§ Information shown
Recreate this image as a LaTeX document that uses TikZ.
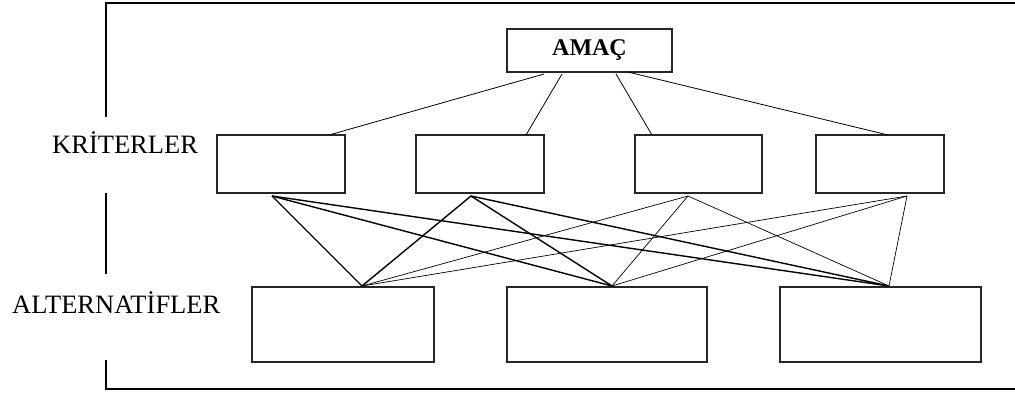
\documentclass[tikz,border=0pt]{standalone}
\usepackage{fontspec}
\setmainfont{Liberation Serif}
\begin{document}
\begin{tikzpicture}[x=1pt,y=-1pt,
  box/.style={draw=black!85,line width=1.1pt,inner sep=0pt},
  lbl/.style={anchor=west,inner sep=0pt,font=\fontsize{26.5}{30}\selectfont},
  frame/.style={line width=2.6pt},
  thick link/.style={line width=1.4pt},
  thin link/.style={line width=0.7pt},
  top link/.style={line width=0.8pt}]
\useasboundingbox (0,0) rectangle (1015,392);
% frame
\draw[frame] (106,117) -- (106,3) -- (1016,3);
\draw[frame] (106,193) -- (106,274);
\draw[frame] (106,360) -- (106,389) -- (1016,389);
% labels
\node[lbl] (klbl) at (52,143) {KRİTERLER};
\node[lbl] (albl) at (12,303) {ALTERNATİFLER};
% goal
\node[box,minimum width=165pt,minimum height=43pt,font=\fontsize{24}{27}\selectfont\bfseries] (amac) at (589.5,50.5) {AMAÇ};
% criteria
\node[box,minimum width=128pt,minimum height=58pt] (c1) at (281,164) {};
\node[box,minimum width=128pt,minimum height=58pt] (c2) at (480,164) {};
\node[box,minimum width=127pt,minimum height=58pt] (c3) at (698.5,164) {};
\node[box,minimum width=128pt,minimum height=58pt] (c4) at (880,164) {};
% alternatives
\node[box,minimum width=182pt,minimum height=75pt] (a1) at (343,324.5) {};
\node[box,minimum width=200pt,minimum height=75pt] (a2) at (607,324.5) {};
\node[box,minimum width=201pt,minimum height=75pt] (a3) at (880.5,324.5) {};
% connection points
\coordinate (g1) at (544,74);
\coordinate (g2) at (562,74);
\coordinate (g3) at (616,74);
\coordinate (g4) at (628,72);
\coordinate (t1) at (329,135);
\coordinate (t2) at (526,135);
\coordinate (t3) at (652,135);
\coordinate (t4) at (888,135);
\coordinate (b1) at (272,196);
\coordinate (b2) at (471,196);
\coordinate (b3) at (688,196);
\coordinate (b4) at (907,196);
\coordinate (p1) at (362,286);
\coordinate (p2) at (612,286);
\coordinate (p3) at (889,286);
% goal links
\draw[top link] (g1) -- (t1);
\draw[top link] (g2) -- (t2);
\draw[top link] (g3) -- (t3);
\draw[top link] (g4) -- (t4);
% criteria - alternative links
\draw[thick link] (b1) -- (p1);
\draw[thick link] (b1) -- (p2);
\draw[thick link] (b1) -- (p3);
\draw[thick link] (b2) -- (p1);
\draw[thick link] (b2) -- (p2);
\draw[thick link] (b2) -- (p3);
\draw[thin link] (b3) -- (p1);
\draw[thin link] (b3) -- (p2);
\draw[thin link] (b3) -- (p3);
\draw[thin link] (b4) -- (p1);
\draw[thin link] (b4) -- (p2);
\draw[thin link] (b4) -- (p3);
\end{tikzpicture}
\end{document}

§ Challenge
Transcribe the whole listing exactly. Pictures are excluded.

§ Output for this exercise
Recreate this image as a LaTeX document that uses TikZ.
\documentclass[tikz,border=0pt]{standalone}
\usepackage{fontspec}
\setmainfont{Liberation Serif}
\begin{document}
\begin{tikzpicture}[x=1pt,y=-1pt,
  box/.style={draw=black!85,line width=1.1pt,inner sep=0pt},
  lbl/.style={anchor=west,inner sep=0pt,font=\fontsize{26.5}{30}\selectfont},
  frame/.style={line width=2.6pt},
  thick link/.style={line width=1.4pt},
  thin link/.style={line width=0.7pt},
  top link/.style={line width=0.8pt}]
\useasboundingbox (0,0) rectangle (1015,392);
% frame
\draw[frame] (106,117) -- (106,3) -- (1016,3);
\draw[frame] (106,193) -- (106,274);
\draw[frame] (106,360) -- (106,389) -- (1016,389);
% labels
\node[lbl] (klbl) at (52,143) {KRİTERLER};
\node[lbl] (albl) at (12,303) {ALTERNATİFLER};
% goal
\node[box,minimum width=165pt,minimum height=43pt,font=\fontsize{24}{27}\selectfont\bfseries] (amac) at (589.5,50.5) {AMAÇ};
% criteria
\node[box,minimum width=128pt,minimum height=58pt] (c1) at (281,164) {};
\node[box,minimum width=128pt,minimum height=58pt] (c2) at (480,164) {};
\node[box,minimum width=127pt,minimum height=58pt] (c3) at (698.5,164) {};
\node[box,minimum width=128pt,minimum height=58pt] (c4) at (880,164) {};
% alternatives
\node[box,minimum width=182pt,minimum height=75pt] (a1) at (343,324.5) {};
\node[box,minimum width=200pt,minimum height=75pt] (a2) at (607,324.5) {};
\node[box,minimum width=201pt,minimum height=75pt] (a3) at (880.5,324.5) {};
% connection points
\coordinate (g1) at (544,74);
\coordinate (g2) at (562,74);
\coordinate (g3) at (616,74);
\coordinate (g4) at (628,72);
\coordinate (t1) at (329,135);
\coordinate (t2) at (526,135);
\coordinate (t3) at (652,135);
\coordinate (t4) at (888,135);
\coordinate (b1) at (272,196);
\coordinate (b2) at (471,196);
\coordinate (b3) at (688,196);
\coordinate (b4) at (907,196);
\coordinate (p1) at (362,286);
\coordinate (p2) at (612,286);
\coordinate (p3) at (889,286);
% goal links
\draw[top link] (g1) -- (t1);
\draw[top link] (g2) -- (t2);
\draw[top link] (g3) -- (t3);
\draw[top link] (g4) -- (t4);
% criteria - alternative links
\draw[thick link] (b1) -- (p1);
\draw[thick link] (b1) -- (p2);
\draw[thick link] (b1) -- (p3);
\draw[thick link] (b2) -- (p1);
\draw[thick link] (b2) -- (p2);
\draw[thick link] (b2) -- (p3);
\draw[thin link] (b3) -- (p1);
\draw[thin link] (b3) -- (p2);
\draw[thin link] (b3) -- (p3);
\draw[thin link] (b4) -- (p1);
\draw[thin link] (b4) -- (p2);
\draw[thin link] (b4) -- (p3);
\end{tikzpicture}
\end{document}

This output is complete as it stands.